If there is perhaps one universal truth about the Web, it’s that people want it now.
During the past 15 years, our expectations for how quickly information should be delivered to us over the Internet have changed. Now a delay of minutes on a breaking news story is unacceptable, as we saw during the frantic search for information in the hours after Michael Jackson died last year.
Enter real-time search. Search has been our gateway to the Web for almost as long as it has existed, and the big search players of the day are gearing up to handle a new challenge: how can the explosion of instant content produced by news organizations, blogs, and social-media users be organized in a relevant fashion, sorting through one of the worst signal-to-noise ratios in modern communication? Oh, and by the way, those results have to be displayed instantly.
“If information was generated seconds ago that’s relevant to what I am looking for, it should be available to me in one place,” said Amit Singhal, a Google Fellow and a legend in the search industry who is responsible for Google’s real-time search project. “It’s awfully hard.”
This is for real
There’s no going back to a delayed publishing model for media companies: deadlines are dead in the real-time world. And more and more regular people realize every day that there is an audience for the thoughts, rants, and banal moments in their day-to-day lives.
The result is a content explosion, the likes of which crushed Google CEO Eric Schmidt’s dream of one day indexing the entire Web. That may have been a pipe dream to begin with, but it’s definitely not going to happen now.
So if search engines are to remain relevant themselves, they’ll need to make sense of this content. And unless social-media networks are able to make their content discoverable, they won’t turn into the types of content-discovery engines that their public-relations people like to imagine are already here.
Expect the importance of real-time search to only grow over the next several years. For example, Yahoo’s search deal with Microsoft does not include real-time indexing and ranking efforts, as the company believes that it’s too important to give away.
“We think of (real-time search) as a very strategic and important asset, and we are going to continue to invest in it in a big way,” Seth said.
It’s been about four months since Google integrated real-time results into its pages, and a bit longer since Google and Microsoft cut deals with Twitter to bring that service’s “firehose” feed directly into those companies. Real-time search today is in its infancy, but it’s the next stage in the evolution of Internet search.
Time to get real
So, what is “real-time” content? There are nearly as many definitions as there are companies scrambling to get their names associated with one of the more hyped developments in Internet publishing.
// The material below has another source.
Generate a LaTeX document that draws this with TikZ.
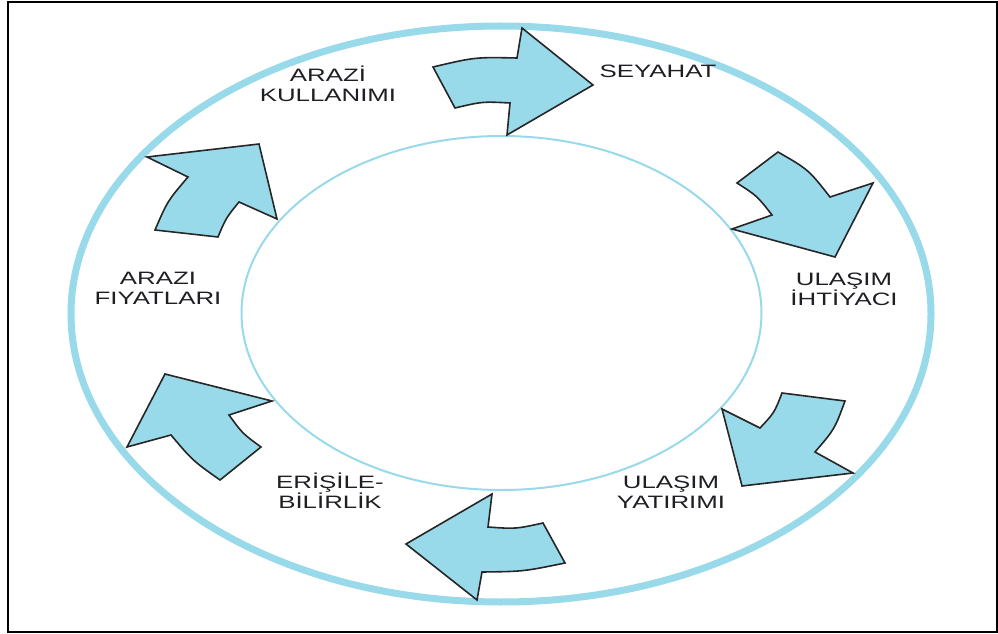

Most people agree it centers on the concept of microblogging, or instant publishing of content to the open Web from social-media services. But in practice, “real-time search is still primarily Twitter search,” said Danny Sullivan, editor of Search Engine Land.
Microsoft’s Paul Yiu, one of Bing’s leading real-time search experts, agreed. Bing has centered almost all of its real-time search efforts on its Bing.com/twitter page. The 140-character service is the undisputed king of “what’s happening now” status updates and continues to grow amid high-profile anecdotes such as uprisings in Iran and the landing of a jetliner in the Hudson River.
Beyond Twitter, however, Yiu thinks there are two components to real-time information: the actual content of the status update or post, and the link that is being shared within that update. Both parts are relevant to a searcher’s query, Yiu said.
Tobias Peggs, president of start-up OneRiot, has built an entire company on the premise that the link being shared within the status update is more relevant than the message itself. When you search for a topic with the intent of finding out what’s happening with, say, the bombings in Moscow last week, OneRiot analyzes the links being shared within status updates and user-controlled sites like Digg to determine the most relevant pieces of content being shared at a given moment.
“We filter through that real-time social noise and extract the useful signal,” Peggs said, surfacing the definitive Los Angeles Times story about the bombings being retweeted by thousands of users as opposed to a tweet that says “OMG, those Moscow bombings are really bad.”